### EXERCISE GOAL
Look through the data below and output, unchanged, every line from the one holding "What Apache ECharts" through the one holding "const testBalAcc = [0.83, 0.69, 0.60, 0.79, 0.75, 0.82];", inclusive. Skip the pictures.

-=-=-

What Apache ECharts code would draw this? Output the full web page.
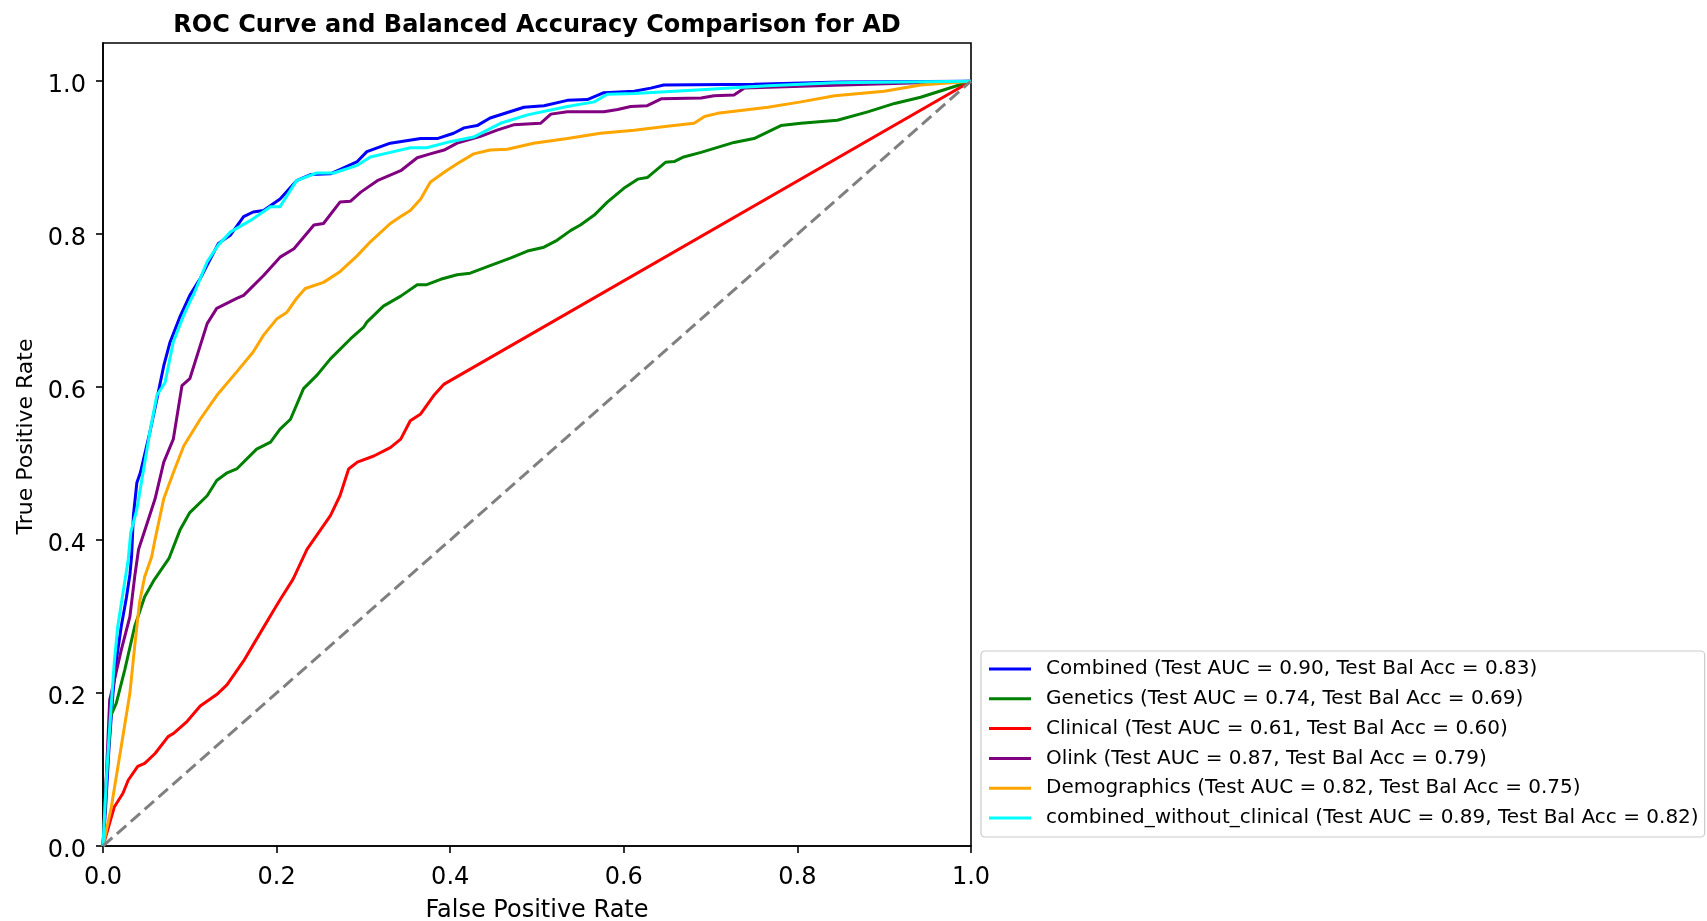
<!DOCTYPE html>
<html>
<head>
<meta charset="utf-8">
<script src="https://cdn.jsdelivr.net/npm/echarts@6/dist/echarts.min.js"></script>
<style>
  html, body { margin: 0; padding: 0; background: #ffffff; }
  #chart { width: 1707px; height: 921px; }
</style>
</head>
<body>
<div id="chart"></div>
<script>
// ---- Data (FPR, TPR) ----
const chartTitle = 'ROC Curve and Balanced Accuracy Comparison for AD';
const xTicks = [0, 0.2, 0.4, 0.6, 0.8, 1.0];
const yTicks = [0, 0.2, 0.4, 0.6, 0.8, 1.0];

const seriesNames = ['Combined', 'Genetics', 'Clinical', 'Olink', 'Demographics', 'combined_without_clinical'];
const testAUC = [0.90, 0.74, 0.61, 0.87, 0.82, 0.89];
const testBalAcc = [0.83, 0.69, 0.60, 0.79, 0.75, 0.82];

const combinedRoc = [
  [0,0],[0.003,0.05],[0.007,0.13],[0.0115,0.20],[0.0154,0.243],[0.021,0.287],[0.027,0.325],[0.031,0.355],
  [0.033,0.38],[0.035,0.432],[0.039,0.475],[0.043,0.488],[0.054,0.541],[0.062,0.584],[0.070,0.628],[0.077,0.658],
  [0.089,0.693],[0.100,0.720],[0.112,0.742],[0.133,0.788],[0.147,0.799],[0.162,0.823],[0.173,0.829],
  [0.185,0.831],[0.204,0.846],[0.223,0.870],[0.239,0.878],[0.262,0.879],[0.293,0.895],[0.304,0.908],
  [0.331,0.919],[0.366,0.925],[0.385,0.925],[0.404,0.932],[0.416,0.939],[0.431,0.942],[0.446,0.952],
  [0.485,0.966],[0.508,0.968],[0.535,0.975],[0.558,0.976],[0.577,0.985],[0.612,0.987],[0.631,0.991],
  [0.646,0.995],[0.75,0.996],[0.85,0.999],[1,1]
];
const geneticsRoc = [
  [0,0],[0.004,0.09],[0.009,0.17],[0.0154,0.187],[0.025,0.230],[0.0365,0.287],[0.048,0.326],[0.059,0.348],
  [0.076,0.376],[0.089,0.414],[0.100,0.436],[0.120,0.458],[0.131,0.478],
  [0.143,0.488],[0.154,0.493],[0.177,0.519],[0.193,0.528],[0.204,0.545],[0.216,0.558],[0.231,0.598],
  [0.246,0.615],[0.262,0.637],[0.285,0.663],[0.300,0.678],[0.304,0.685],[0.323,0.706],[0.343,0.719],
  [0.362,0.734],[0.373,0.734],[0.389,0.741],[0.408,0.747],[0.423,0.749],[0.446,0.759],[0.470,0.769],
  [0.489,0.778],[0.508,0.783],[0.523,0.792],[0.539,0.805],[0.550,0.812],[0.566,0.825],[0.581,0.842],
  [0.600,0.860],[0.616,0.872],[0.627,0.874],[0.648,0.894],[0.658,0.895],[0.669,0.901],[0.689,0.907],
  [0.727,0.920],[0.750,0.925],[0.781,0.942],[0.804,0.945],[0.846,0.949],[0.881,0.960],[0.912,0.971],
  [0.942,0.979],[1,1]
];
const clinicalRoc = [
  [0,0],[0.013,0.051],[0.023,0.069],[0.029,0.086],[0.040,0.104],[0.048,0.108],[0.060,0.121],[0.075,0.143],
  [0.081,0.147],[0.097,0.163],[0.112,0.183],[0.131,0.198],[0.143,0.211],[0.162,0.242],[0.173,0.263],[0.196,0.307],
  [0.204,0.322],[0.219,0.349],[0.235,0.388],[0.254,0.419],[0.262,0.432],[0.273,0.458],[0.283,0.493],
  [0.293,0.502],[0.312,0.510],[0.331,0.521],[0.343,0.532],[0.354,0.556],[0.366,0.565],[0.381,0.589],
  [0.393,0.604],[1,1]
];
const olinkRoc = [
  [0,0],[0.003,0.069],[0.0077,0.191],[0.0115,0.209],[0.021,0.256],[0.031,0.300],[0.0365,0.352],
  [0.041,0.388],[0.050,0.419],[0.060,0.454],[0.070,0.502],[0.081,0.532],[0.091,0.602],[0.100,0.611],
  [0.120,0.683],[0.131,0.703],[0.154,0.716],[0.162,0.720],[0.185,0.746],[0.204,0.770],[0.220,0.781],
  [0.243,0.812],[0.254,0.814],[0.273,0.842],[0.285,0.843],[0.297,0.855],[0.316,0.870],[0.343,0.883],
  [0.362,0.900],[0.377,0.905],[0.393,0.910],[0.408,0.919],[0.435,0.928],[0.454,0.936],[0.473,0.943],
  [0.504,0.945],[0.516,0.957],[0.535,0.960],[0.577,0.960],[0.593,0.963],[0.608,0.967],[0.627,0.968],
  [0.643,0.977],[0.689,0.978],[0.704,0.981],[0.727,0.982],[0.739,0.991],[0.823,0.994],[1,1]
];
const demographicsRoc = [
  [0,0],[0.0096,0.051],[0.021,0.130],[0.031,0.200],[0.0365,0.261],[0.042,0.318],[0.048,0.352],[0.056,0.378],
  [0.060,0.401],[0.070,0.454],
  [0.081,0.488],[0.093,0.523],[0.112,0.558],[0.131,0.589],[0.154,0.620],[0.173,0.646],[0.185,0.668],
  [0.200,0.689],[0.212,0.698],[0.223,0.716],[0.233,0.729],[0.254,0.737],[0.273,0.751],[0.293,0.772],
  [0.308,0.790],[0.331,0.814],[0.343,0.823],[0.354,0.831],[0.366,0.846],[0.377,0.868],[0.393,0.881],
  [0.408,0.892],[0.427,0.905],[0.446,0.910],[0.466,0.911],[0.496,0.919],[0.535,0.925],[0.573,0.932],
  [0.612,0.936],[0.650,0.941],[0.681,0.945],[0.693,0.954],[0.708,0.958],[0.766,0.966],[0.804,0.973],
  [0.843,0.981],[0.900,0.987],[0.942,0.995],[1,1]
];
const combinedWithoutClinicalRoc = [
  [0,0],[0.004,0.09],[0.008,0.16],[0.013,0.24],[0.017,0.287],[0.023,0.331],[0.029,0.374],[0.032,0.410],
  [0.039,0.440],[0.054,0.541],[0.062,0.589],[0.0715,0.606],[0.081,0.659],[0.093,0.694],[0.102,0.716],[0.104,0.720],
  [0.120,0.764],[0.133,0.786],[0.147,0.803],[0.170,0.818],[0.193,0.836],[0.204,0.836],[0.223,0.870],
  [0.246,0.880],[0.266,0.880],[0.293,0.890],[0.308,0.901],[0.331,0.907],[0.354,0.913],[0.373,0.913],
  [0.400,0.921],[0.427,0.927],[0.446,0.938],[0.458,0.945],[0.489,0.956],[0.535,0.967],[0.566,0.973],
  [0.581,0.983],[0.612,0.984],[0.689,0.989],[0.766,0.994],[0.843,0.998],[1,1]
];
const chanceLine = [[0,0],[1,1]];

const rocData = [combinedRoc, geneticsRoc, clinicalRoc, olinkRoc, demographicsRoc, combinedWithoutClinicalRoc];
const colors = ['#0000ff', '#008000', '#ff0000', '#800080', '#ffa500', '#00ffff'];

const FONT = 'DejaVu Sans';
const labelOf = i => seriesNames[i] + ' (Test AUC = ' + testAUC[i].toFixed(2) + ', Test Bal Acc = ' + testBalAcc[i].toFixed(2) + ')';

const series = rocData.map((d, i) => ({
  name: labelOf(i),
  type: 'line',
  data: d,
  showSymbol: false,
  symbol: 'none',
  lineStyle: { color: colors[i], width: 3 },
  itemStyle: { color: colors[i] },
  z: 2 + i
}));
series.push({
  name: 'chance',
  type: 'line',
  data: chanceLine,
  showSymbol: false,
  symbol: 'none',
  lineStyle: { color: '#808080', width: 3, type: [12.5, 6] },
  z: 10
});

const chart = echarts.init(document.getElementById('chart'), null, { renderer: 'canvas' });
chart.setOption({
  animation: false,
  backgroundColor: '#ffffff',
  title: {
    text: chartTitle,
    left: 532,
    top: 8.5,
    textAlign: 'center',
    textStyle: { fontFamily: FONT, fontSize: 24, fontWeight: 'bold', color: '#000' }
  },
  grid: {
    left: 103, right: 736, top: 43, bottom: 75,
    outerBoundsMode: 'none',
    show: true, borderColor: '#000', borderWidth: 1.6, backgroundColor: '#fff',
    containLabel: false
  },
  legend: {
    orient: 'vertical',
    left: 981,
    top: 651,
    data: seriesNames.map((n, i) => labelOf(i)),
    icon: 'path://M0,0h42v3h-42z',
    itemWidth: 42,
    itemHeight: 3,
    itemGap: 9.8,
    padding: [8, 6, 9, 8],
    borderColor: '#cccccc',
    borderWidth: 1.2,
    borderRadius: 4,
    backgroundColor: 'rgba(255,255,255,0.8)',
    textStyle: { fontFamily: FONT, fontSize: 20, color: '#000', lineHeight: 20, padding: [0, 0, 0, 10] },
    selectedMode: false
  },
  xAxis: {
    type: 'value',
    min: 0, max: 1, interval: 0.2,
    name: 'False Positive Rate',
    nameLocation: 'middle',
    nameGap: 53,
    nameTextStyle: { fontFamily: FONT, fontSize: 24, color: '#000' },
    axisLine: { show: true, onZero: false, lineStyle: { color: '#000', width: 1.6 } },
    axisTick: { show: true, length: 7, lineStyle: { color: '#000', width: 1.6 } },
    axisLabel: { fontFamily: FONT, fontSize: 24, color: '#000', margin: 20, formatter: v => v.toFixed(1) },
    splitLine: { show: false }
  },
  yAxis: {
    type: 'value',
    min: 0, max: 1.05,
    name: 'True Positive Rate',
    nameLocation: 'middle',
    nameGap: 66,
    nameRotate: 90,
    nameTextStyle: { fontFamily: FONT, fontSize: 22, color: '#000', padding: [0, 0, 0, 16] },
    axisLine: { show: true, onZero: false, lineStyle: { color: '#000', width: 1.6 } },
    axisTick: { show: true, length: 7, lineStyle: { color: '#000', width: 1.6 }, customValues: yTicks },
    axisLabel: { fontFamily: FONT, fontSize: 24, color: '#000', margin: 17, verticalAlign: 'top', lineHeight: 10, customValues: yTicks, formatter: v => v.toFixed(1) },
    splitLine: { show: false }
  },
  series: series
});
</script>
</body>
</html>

-=-=-

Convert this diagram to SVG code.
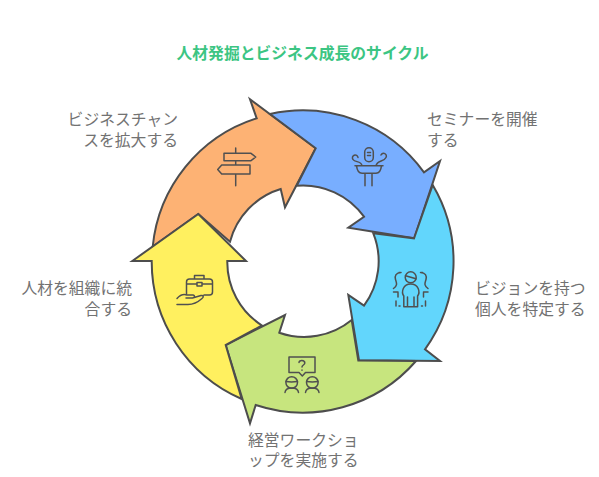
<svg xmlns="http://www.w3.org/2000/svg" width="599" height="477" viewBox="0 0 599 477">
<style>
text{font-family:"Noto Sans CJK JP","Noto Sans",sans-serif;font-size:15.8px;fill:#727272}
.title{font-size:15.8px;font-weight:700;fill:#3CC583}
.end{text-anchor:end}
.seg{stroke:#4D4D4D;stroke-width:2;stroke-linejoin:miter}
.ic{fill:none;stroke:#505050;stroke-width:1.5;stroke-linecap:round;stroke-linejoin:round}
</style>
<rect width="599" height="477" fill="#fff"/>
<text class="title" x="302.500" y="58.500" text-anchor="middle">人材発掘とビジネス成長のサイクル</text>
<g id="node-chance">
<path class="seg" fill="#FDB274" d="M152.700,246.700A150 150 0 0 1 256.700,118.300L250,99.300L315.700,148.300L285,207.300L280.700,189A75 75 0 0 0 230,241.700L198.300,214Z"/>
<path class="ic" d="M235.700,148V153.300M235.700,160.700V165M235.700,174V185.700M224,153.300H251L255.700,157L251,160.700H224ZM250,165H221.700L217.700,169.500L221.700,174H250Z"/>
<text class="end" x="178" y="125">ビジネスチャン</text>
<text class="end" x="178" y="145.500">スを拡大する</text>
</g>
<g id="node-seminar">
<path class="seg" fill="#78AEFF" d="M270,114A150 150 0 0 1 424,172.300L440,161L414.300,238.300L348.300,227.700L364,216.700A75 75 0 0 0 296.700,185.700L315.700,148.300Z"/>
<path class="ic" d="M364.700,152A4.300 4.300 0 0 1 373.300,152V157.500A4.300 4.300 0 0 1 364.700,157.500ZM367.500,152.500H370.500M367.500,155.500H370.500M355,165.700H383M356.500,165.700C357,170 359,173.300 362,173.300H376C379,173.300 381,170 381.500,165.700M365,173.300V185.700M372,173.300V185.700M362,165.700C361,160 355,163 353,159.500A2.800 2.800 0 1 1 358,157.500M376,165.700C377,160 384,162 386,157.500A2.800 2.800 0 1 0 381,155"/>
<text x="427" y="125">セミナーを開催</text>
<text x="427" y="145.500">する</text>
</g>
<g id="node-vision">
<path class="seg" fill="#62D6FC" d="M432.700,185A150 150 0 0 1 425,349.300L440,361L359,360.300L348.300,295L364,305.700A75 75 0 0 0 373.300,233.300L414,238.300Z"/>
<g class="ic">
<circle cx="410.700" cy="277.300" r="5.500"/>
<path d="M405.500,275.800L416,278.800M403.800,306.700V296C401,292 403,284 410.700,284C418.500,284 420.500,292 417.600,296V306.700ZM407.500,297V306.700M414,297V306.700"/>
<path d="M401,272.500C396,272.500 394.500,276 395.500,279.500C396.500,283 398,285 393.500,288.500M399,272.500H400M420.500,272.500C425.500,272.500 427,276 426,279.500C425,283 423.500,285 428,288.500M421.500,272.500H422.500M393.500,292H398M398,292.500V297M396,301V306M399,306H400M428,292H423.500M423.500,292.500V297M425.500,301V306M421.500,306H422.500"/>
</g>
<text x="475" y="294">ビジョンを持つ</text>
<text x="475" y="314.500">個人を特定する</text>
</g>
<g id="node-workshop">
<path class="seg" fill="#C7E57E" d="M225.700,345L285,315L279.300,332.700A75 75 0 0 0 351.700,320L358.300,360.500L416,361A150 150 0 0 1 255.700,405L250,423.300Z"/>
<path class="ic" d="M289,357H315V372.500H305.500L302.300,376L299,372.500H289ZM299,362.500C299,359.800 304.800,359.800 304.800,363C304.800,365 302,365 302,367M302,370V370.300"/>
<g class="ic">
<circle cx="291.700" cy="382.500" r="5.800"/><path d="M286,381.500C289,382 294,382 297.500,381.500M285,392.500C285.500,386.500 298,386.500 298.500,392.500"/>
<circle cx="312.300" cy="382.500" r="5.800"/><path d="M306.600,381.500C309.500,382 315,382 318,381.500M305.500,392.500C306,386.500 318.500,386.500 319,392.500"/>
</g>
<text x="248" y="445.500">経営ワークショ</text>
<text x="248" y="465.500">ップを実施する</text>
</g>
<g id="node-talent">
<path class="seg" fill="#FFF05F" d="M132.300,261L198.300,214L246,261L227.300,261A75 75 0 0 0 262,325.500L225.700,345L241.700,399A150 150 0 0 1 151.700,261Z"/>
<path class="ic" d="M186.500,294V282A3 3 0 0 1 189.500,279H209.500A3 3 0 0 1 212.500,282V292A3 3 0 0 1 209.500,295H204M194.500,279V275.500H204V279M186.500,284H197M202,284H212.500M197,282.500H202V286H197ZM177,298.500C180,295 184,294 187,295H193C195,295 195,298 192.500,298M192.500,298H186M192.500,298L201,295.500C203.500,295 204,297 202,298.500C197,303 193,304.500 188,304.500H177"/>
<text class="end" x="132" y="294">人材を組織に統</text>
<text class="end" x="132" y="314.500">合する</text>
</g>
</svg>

-=-=-

### RESULT
What Apache ECharts code would draw this? Output the full web page.
<!DOCTYPE html>
<html>
<head>
<meta charset="utf-8">
<script src="https://cdn.jsdelivr.net/npm/echarts@6/dist/echarts.min.js"></script>
<style>
  html, body { margin: 0; padding: 0; background: #ffffff; }
  #chart { width: 1707px; height: 921px; }
</style>
</head>
<body>
<div id="chart"></div>
<script>
// ---- Data (FPR, TPR) ----
const chartTitle = 'ROC Curve and Balanced Accuracy Comparison for AD';
const xTicks = [0, 0.2, 0.4, 0.6, 0.8, 1.0];
const yTicks = [0, 0.2, 0.4, 0.6, 0.8, 1.0];

const seriesNames = ['Combined', 'Genetics', 'Clinical', 'Olink', 'Demographics', 'combined_without_clinical'];
const testAUC = [0.90, 0.74, 0.61, 0.87, 0.82, 0.89];
const testBalAcc = [0.83, 0.69, 0.60, 0.79, 0.75, 0.82];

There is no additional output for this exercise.